Again, pregnancy in itself isn’t a sin, and we have no way of knowing whether the girl actually committed a sin in order to get pregnant. Most of the time, probably so. Not always, though. Therefore you will be punishing the innocent along with the guilty. Forgetting about the Good News for a moment, God would have saved the whole city of Sodom if there were ten righteous people in it, and that’s in the Old Testament.
You say the school “must” act when it sees something that needs to be acted upon. Then you say the school has every right to act if something is scandalous.

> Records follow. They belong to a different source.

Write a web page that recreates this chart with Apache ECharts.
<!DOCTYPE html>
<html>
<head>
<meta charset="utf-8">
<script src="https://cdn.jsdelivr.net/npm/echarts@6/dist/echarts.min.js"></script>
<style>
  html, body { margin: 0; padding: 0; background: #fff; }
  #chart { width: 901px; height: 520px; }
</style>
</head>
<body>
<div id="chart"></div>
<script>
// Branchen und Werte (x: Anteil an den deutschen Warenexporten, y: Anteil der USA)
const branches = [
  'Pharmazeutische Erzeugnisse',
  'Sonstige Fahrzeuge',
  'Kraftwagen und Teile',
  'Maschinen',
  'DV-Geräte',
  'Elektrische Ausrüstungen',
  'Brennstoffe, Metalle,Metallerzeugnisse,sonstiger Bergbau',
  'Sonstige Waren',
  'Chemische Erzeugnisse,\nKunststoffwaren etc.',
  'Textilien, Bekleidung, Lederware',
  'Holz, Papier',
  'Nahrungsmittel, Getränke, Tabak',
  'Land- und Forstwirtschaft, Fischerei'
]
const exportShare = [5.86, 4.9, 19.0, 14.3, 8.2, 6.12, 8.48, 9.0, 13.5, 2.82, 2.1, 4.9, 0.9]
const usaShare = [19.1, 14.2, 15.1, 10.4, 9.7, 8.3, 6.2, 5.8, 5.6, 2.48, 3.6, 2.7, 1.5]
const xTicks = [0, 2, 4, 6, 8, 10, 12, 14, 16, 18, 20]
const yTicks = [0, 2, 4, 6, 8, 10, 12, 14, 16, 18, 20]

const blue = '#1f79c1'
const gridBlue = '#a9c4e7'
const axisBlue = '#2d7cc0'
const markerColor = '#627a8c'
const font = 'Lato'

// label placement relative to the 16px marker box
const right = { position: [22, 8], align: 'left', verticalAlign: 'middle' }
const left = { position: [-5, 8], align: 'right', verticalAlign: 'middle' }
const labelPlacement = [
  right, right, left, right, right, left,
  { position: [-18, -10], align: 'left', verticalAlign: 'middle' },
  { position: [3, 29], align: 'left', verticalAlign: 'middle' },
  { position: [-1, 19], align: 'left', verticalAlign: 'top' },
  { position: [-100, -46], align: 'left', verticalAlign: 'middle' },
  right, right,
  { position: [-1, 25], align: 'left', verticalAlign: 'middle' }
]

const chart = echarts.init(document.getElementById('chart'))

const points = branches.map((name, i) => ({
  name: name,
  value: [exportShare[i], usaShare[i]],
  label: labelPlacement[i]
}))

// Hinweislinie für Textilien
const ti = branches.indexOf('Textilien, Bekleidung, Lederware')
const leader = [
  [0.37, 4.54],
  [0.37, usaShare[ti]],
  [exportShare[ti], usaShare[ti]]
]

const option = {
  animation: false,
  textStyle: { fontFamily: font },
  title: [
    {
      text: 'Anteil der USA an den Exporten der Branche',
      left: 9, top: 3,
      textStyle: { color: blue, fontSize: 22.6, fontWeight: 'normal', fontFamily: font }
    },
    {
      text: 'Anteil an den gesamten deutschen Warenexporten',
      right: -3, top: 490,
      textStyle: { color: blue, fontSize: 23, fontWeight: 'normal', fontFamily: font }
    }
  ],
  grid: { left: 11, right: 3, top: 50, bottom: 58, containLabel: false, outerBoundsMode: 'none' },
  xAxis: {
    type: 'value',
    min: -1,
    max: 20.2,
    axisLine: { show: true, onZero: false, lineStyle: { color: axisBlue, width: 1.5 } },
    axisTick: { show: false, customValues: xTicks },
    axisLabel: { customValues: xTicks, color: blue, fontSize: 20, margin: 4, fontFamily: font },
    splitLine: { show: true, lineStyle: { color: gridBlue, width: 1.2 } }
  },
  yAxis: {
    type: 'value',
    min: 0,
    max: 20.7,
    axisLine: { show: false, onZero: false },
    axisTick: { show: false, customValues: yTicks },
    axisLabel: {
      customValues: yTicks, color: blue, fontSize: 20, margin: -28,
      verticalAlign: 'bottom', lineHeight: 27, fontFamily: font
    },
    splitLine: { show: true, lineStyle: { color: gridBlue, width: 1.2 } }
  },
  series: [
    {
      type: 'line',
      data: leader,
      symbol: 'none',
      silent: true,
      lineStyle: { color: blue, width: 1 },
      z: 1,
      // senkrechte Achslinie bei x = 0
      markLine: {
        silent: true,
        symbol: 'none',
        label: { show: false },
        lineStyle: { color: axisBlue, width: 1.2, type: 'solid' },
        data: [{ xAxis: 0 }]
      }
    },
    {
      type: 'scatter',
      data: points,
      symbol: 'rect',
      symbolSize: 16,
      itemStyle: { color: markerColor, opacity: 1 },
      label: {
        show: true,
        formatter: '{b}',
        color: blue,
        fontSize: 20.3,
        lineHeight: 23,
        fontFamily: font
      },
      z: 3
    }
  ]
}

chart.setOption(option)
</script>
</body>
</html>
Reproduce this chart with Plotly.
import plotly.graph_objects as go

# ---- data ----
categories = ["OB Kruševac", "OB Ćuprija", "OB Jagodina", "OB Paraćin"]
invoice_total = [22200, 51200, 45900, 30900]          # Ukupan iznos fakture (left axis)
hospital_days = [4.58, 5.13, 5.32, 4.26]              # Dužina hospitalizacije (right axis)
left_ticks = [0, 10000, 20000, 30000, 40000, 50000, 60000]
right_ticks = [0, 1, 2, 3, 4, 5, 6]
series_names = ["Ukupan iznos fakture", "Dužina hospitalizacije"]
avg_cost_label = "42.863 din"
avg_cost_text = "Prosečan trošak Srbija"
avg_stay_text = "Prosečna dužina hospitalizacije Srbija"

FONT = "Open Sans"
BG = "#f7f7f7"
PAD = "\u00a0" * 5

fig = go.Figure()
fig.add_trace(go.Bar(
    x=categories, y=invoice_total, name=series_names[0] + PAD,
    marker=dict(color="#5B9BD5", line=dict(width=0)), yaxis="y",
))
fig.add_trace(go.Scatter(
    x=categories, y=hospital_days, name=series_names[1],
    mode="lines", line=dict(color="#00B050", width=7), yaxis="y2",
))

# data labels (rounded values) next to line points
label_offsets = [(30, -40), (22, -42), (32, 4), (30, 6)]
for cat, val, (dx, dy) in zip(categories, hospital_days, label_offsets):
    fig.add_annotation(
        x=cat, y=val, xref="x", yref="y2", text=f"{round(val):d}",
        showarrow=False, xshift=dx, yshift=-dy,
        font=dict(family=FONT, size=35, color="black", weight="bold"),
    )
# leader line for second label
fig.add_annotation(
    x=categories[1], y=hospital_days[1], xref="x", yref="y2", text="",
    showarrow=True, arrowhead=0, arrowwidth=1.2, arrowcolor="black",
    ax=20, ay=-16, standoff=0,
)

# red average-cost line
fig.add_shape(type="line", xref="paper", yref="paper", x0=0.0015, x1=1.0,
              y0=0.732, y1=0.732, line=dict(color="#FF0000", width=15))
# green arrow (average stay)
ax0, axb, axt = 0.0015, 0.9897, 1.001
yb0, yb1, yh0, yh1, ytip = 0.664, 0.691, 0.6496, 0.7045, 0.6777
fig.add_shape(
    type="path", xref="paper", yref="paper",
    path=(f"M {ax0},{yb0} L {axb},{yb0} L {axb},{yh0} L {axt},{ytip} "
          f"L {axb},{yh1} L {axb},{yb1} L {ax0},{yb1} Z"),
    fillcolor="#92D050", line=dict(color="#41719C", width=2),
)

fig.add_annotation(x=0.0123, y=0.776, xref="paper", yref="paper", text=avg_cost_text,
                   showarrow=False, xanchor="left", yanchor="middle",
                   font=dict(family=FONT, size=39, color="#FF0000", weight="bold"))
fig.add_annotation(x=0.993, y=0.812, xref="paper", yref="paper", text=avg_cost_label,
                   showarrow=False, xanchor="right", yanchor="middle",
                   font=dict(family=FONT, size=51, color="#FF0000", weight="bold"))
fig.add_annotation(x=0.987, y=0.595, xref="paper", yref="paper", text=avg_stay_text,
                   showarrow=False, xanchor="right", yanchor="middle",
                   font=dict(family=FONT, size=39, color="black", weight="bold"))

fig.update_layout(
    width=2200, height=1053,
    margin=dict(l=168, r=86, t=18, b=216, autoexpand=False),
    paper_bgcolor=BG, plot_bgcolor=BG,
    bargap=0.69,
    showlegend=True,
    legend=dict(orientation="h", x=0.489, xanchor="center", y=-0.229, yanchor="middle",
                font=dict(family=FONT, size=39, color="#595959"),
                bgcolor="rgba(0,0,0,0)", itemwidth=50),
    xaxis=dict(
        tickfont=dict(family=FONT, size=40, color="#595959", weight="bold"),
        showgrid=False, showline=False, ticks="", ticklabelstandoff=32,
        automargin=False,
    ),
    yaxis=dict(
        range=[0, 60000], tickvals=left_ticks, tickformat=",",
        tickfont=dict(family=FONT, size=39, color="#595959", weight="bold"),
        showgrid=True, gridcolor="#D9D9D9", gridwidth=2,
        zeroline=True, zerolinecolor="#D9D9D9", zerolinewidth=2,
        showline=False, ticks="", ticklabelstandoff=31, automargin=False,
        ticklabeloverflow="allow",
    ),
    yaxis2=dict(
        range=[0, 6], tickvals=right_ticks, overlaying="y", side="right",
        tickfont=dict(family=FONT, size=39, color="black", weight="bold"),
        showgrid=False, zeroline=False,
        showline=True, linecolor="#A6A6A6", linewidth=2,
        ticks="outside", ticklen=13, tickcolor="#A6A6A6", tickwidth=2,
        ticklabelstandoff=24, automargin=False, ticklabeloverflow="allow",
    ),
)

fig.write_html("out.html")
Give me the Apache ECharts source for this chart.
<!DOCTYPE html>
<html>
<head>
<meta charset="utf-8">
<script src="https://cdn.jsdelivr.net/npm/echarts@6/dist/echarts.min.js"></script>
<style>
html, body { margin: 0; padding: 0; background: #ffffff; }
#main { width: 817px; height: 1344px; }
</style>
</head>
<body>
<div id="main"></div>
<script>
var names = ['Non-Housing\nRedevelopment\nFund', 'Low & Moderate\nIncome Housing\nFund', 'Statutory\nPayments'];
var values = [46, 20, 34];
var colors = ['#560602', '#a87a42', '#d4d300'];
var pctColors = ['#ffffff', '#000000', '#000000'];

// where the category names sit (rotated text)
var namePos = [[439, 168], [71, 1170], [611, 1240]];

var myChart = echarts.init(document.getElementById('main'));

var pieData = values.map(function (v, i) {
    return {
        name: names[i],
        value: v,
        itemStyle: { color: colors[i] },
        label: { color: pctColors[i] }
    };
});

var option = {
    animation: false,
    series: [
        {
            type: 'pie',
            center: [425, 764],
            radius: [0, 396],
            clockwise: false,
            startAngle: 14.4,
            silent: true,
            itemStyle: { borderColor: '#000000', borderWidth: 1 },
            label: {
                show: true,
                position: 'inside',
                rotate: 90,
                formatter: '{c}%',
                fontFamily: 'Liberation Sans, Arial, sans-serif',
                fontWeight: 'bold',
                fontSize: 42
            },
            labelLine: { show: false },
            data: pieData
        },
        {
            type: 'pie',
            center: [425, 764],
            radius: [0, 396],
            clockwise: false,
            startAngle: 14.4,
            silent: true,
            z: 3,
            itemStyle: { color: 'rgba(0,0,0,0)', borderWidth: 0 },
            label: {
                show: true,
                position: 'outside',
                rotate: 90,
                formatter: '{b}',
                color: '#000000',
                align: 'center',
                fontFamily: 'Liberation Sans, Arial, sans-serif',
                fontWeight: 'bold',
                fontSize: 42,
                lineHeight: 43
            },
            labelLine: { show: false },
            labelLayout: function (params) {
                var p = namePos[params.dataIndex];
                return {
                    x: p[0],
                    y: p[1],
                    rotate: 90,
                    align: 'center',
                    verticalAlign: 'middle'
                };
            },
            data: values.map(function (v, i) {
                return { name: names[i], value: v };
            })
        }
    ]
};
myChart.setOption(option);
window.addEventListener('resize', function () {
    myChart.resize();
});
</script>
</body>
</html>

First, let’s address this “must” thing. In the case of pregnancy, I still haven’t heard any reasonable rebuttal to the point that Jesus did NOT think the authorities “must” publicly punish a public, scandalous sexual sin. Why “must” we inflict punishment for a sin when Jesus specifically intervened to prevent punishment on a similar or worse sin? Things were different then, I suppose, in that the woman in the Bible, in addition to scandal, had committed a capital offense so legally they had a “right” to stone her and Jesus spoiled their fun – I mean kept them from exercising their responsibility.
Now, as far as rights, yes they have a legal right to handle their discipline system within the bound that any private school does. While we’re talking about rights, the girl also has the legal right (with consenting parents in some states maybe) to get an abortion. The fact they have a right to take a certain action does not mean it’s pleasing to God to do so, or that the consequences of that action are going to be positive. The girl can have an abortion and yes, a baby dies but she remains “a good little virgin” as far as the school knows. In the eyes of the school, this girl will be held up as an example while the girl who refused to add one sin to another will be scorned. Again, kids aren’t idiots and can figure this stuff out.
The school can punish her for being pregnant, confirming for other girls that if they get pregnant and keep the baby, they will also have hell to pay. Sure the school is within its rights, and they have come off as being the school where we uphold values. Babies may die as a result, but the school has not bent her knee. If the school is not partly culpable for those babies, then no institution needs to consider the effects of their actions. Still sounds like what conservatives claim about liberals; they act based on what “seems” right, often against historical evidence that such action actually makes the situation worse.
Can anyone reasonably argue, or show statistics, that punishing girls for being pregnant lowers fornication rates to the point that abortions are actually decreased?